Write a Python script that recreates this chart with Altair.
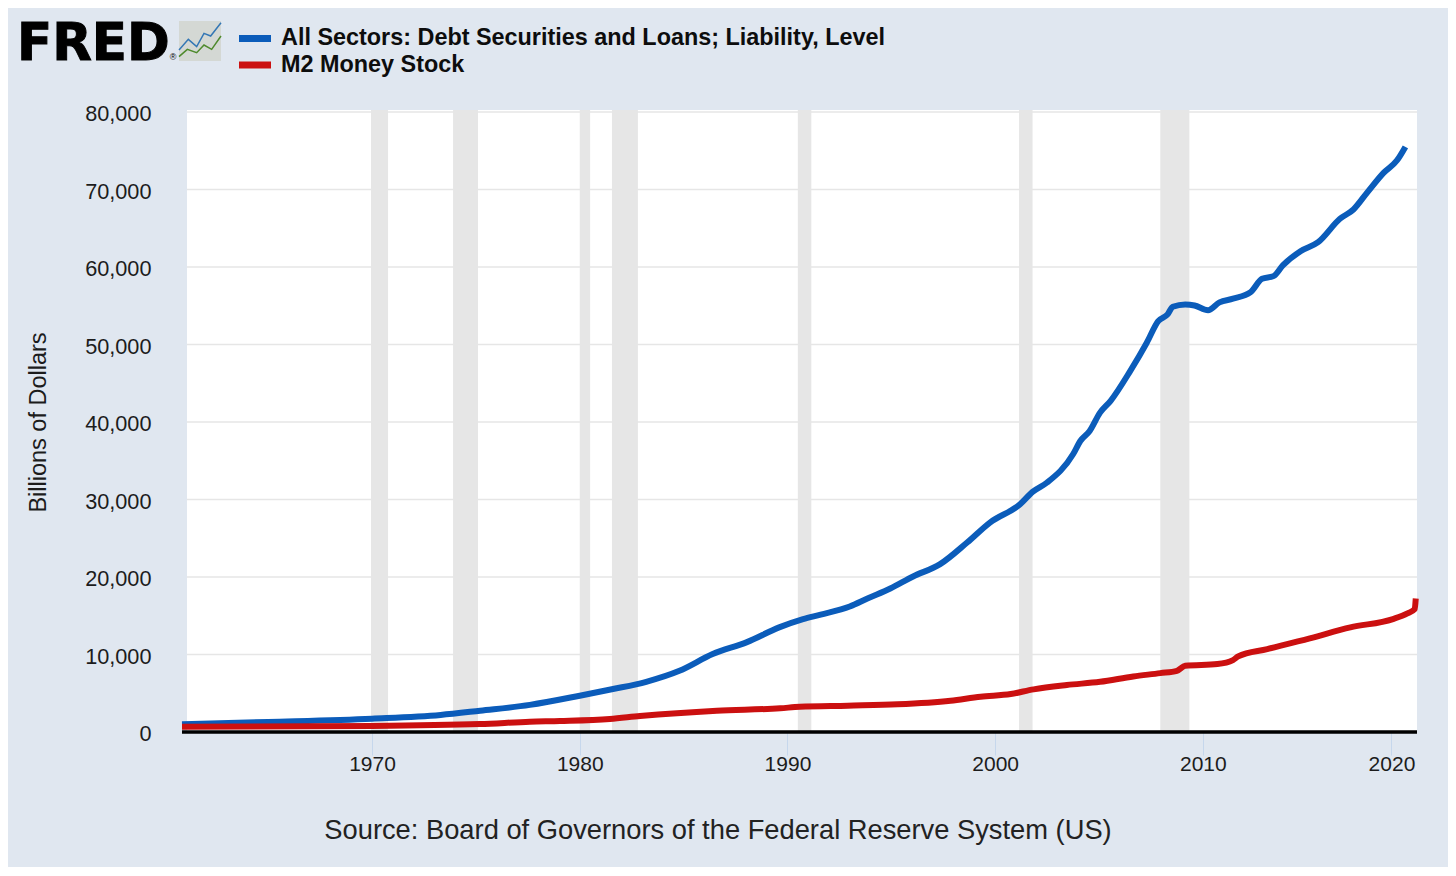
import altair as alt
import pandas as pd

BG = "#e0e7f0"
SERIES = ["All Sectors: Debt Securities and Loans; Liability, Level", "M2 Money Stock"]
COLORS = ["#0b5cba", "#cb1010"]

debt_years = [1960.85, 1965, 1970, 1973.3, 1975.2, 1977.6, 1980, 1981.6, 1983.2, 1984.8, 1986.4, 1988.05,
              1989.6, 1990.75, 1991.6, 1993.0, 1993.85, 1994.95, 1996.05, 1997.35, 1998.65, 1999.75,
              2001.2, 2001.8, 2002.5, 2003.75, 2004.1, 2004.55, 2005.05, 2005.55, 2006.5, 2007.3,
              2007.85, 2008.3, 2008.55, 2009.15, 2009.6, 2010.25, 2010.8, 2011.45, 2012.3, 2012.85,
              2013.4, 2013.85, 2014.7, 2015.55, 2016.6, 2017.25, 2017.9, 2018.7, 2019.35, 2019.75]
debt_values = [1000, 1300, 1720, 2200, 2750, 3500, 4680, 5540, 6480, 7900, 10050, 11600,
               13500, 14570, 15150, 16200, 17230, 18520, 20070, 21660, 24450, 27030,
               29390, 30980, 32190, 35830, 37550, 38840, 41210, 42700, 46570, 50230,
               53020, 53880, 54870, 55170, 55040, 54430, 55430, 55910, 56760, 58480,
               58820, 60200, 62040, 63200, 66220, 67420, 69570, 72150, 73770, 75500]

m2_years = [1960.85, 1970, 1975.2, 1977.6, 1979.05, 1981.45, 1982.9, 1986.6, 1989.65, 1990.6, 1992.9,
            1995.3, 1997.85, 1999.3, 2000.75, 2001.85, 2003.45, 2005.05, 2006.65, 2007.95, 2008.75, 2009.15,
            2010.7, 2011.45, 2011.7, 2013.1, 2015.15, 2017.1, 2019.15, 2019.85, 2020.2, 2020.25]
m2_values = [680, 780, 1020, 1330, 1420, 1680, 2060, 2750, 3060, 3260, 3400,
             3570, 4040, 4560, 4900, 5500, 6060, 6480, 7170, 7600, 7900, 8550,
             8770, 9280, 9760, 10700, 12080, 13500, 14570, 15300, 15850, 17230]

rec_start = [1969.95, 1973.9, 1980.0, 1981.55, 1990.5, 2001.15, 2007.95]
rec_end = [1970.77, 1975.1, 1980.5, 1982.8, 1991.15, 2001.8, 2009.35]

y_ticks = [0, 10000, 20000, 30000, 40000, 50000, 60000, 70000, 80000]
x_ticks = [1970, 1980, 1990, 2000, 2010, 2019.08]

icon_x = [537, 565, 590, 612, 632, 663]
icon_blue = [150, 118, 140, 100, 108, 68]
icon_green_x = [537, 562, 590, 612, 635, 663]
icon_green = [170, 148, 158, 135, 148, 108]

XMIN, XMAX = 1960.85, 2020.31
PLOT_LEFT = 1961.09
x_scale = alt.Scale(domain=[XMIN, XMAX], nice=False, zero=False)
y_scale = alt.Scale(domain=[0, 80000], nice=False)
color_scale = alt.Scale(domain=SERIES, range=COLORS)

x_axis = alt.Axis(
    values=x_ticks, grid=False, domain=False, tickColor="#c6d7ec", tickSize=23, tickWidth=1,
    labelFontSize=21, labelFont="Liberation Sans", labelColor="#1c1c1c", labelPadding=-2,
    labelExpr="datum.value > 2015 ? '2020' : format(datum.value, 'd')", labelFlush=False,
    labelOverlap=False, title=None,
)
y_axis = alt.Axis(
    values=y_ticks, grid=False, domain=False, ticks=False, format=",d",
    labelFontSize=21.7, labelFont="Liberation Sans", labelColor="#1c1c1c", labelPadding=31, labelOffset=1.5,
    title="Billions of Dollars",
    titleFontSize=23.5, titleFont="Liberation Sans", titleColor="#1c1c1c", titleFontWeight="normal",
    titlePadding=34,
)


def X(field):
    return alt.X(field, scale=x_scale, axis=x_axis)


def Y(field):
    return alt.Y(field, scale=y_scale, axis=y_axis)


df = pd.concat([
    pd.DataFrame({"year": debt_years, "value": debt_values, "series": SERIES[0]}),
    pd.DataFrame({"year": m2_years, "value": m2_values, "series": SERIES[1]}),
])

white = alt.Chart(pd.DataFrame({"a": [PLOT_LEFT], "b": [XMAX], "t": [80260], "l": [0]})).mark_rect(
    color="white"
).encode(x=X("a:Q"), x2="b:Q", y=Y("t:Q"), y2="l:Q")
rec = alt.Chart(pd.DataFrame({"a": rec_start, "b": rec_end, "t": [80260] * 7, "l": [0] * 7})).mark_rect(
    color="#e6e6e6"
).encode(x=X("a:Q"), x2="b:Q", y=Y("t:Q"), y2="l:Q")
grid = alt.Chart(pd.DataFrame({"v": y_ticks[1:], "a": [PLOT_LEFT] * 8, "b": [XMAX] * 8})).mark_rule(
    color="#e6e6e6", strokeWidth=1.5
).encode(x=X("a:Q"), x2="b:Q", y=Y("v:Q"))
lines = alt.Chart(df).mark_line(strokeWidth=6, strokeJoin="round", interpolate="monotone", clip=False).encode(
    x=X("year:Q"),
    y=Y("value:Q"),
    color=alt.Color("series:N", scale=color_scale, legend=None),
)
base = alt.Chart(pd.DataFrame({"a": [XMIN], "b": [XMAX], "v": [0]})).mark_rule(
    color="black", strokeWidth=3.5
).encode(x=X("a:Q"), x2="b:Q", y=Y("v:Q"))

key_text = []
for name, col, ys, yt in zip(SERIES, COLORS, [-73.5, -47], [-74.5, -47]):
    d = pd.DataFrame({"t": [name]})
    key_text.append(
        alt.Chart(d).mark_rule(color=col, strokeWidth=7).encode(x=alt.value(57), x2=alt.value(89), y=alt.value(ys))
    )
    key_text.append(
        alt.Chart(d).mark_text(
            font="Liberation Sans", fontWeight="bold", fontSize=23.4, color="#0d0d0d", align="left", baseline="middle"
        ).encode(text="t:N", x=alt.value(99), y=alt.value(yt))
    )

source = alt.Chart(pd.DataFrame({"t": ["Source: Board of Governors of the Federal Reserve System (US)"]})).mark_text(
    font="Liberation Sans", fontSize=27.3, color="#222222", align="center", baseline="middle"
).encode(text="t:N", x=alt.value(536), y=alt.value(719))
logo = alt.Chart(pd.DataFrame({"t": ["FRED"]})).mark_text(
    font="DejaVu Sans", fontWeight="bold", fontSize=51.5, color="black", stroke="black", strokeWidth=1,
    align="left", baseline="alphabetic"
).encode(text="t:N", x=alt.value(-165), y=alt.value(-52))
reg = alt.Chart(pd.DataFrame({"t": ["®"]})).mark_text(
    font="Liberation Sans", fontSize=9, color="black", align="center", baseline="middle"
).encode(text="t:N", x=alt.value(-9), y=alt.value(-55))

main = alt.layer(white, rec, grid, lines, base, source, logo, reg, *key_text)

ix = alt.Scale(domain=[537, 663], range=[-3, 39], nice=False, zero=False)
iy = alt.Scale(domain=[63, 183], range=[-91, -51], nice=False, zero=False)
icon_bg = alt.Chart(pd.DataFrame({"a": [537], "b": [663], "t": [63], "l": [183]})).mark_rect(
    color="#d4d8d4"
).encode(x=alt.X("a:Q", scale=ix, axis=None), x2="b:Q", y=alt.Y("t:Q", scale=iy, axis=None), y2="l:Q")
icon_l1 = alt.Chart(pd.DataFrame({"a": icon_x, "t": icon_blue})).mark_line(color="#3477b5", strokeWidth=1.5).encode(
    x=alt.X("a:Q", scale=ix, axis=None), y=alt.Y("t:Q", scale=iy, axis=None))
icon_l2 = alt.Chart(pd.DataFrame({"a": icon_green_x, "t": icon_green})).mark_line(color="#4f8a2d", strokeWidth=1.5).encode(
    x=alt.X("a:Q", scale=ix, axis=None), y=alt.Y("t:Q", scale=iy, axis=None))
icon = alt.layer(icon_bg, icon_l1, icon_l2)

chart = alt.layer(main, icon).resolve_scale(x="independent", y="independent").properties(
    width=1235, height=620, background=BG,
    padding={"left": 174, "top": 104, "right": 31, "bottom": 135},
    autosize=alt.AutoSizeParams(type="none"),
).configure_view(stroke=None)

chart.save("out.html", embed_options={"renderer": "svg", "actions": False})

*****

(THE EXERCISE):
Write out again exactly the lines from the start of the data above through the line containing "color_scale = alt.Scale(domain=SERIES, range=COLORS)", inclusive, excluding any pictures.

(ANSWER TO THE TASK):
Write a Python script that recreates this chart with Altair.
import altair as alt
import pandas as pd

BG = "#e0e7f0"
SERIES = ["All Sectors: Debt Securities and Loans; Liability, Level", "M2 Money Stock"]
COLORS = ["#0b5cba", "#cb1010"]

debt_years = [1960.85, 1965, 1970, 1973.3, 1975.2, 1977.6, 1980, 1981.6, 1983.2, 1984.8, 1986.4, 1988.05,
              1989.6, 1990.75, 1991.6, 1993.0, 1993.85, 1994.95, 1996.05, 1997.35, 1998.65, 1999.75,
              2001.2, 2001.8, 2002.5, 2003.75, 2004.1, 2004.55, 2005.05, 2005.55, 2006.5, 2007.3,
              2007.85, 2008.3, 2008.55, 2009.15, 2009.6, 2010.25, 2010.8, 2011.45, 2012.3, 2012.85,
              2013.4, 2013.85, 2014.7, 2015.55, 2016.6, 2017.25, 2017.9, 2018.7, 2019.35, 2019.75]
debt_values = [1000, 1300, 1720, 2200, 2750, 3500, 4680, 5540, 6480, 7900, 10050, 11600,
               13500, 14570, 15150, 16200, 17230, 18520, 20070, 21660, 24450, 27030,
               29390, 30980, 32190, 35830, 37550, 38840, 41210, 42700, 46570, 50230,
               53020, 53880, 54870, 55170, 55040, 54430, 55430, 55910, 56760, 58480,
               58820, 60200, 62040, 63200, 66220, 67420, 69570, 72150, 73770, 75500]

m2_years = [1960.85, 1970, 1975.2, 1977.6, 1979.05, 1981.45, 1982.9, 1986.6, 1989.65, 1990.6, 1992.9,
            1995.3, 1997.85, 1999.3, 2000.75, 2001.85, 2003.45, 2005.05, 2006.65, 2007.95, 2008.75, 2009.15,
            2010.7, 2011.45, 2011.7, 2013.1, 2015.15, 2017.1, 2019.15, 2019.85, 2020.2, 2020.25]
m2_values = [680, 780, 1020, 1330, 1420, 1680, 2060, 2750, 3060, 3260, 3400,
             3570, 4040, 4560, 4900, 5500, 6060, 6480, 7170, 7600, 7900, 8550,
             8770, 9280, 9760, 10700, 12080, 13500, 14570, 15300, 15850, 17230]

rec_start = [1969.95, 1973.9, 1980.0, 1981.55, 1990.5, 2001.15, 2007.95]
rec_end = [1970.77, 1975.1, 1980.5, 1982.8, 1991.15, 2001.8, 2009.35]

y_ticks = [0, 10000, 20000, 30000, 40000, 50000, 60000, 70000, 80000]
x_ticks = [1970, 1980, 1990, 2000, 2010, 2019.08]

icon_x = [537, 565, 590, 612, 632, 663]
icon_blue = [150, 118, 140, 100, 108, 68]
icon_green_x = [537, 562, 590, 612, 635, 663]
icon_green = [170, 148, 158, 135, 148, 108]

XMIN, XMAX = 1960.85, 2020.31
PLOT_LEFT = 1961.09
x_scale = alt.Scale(domain=[XMIN, XMAX], nice=False, zero=False)
y_scale = alt.Scale(domain=[0, 80000], nice=False)
color_scale = alt.Scale(domain=SERIES, range=COLORS)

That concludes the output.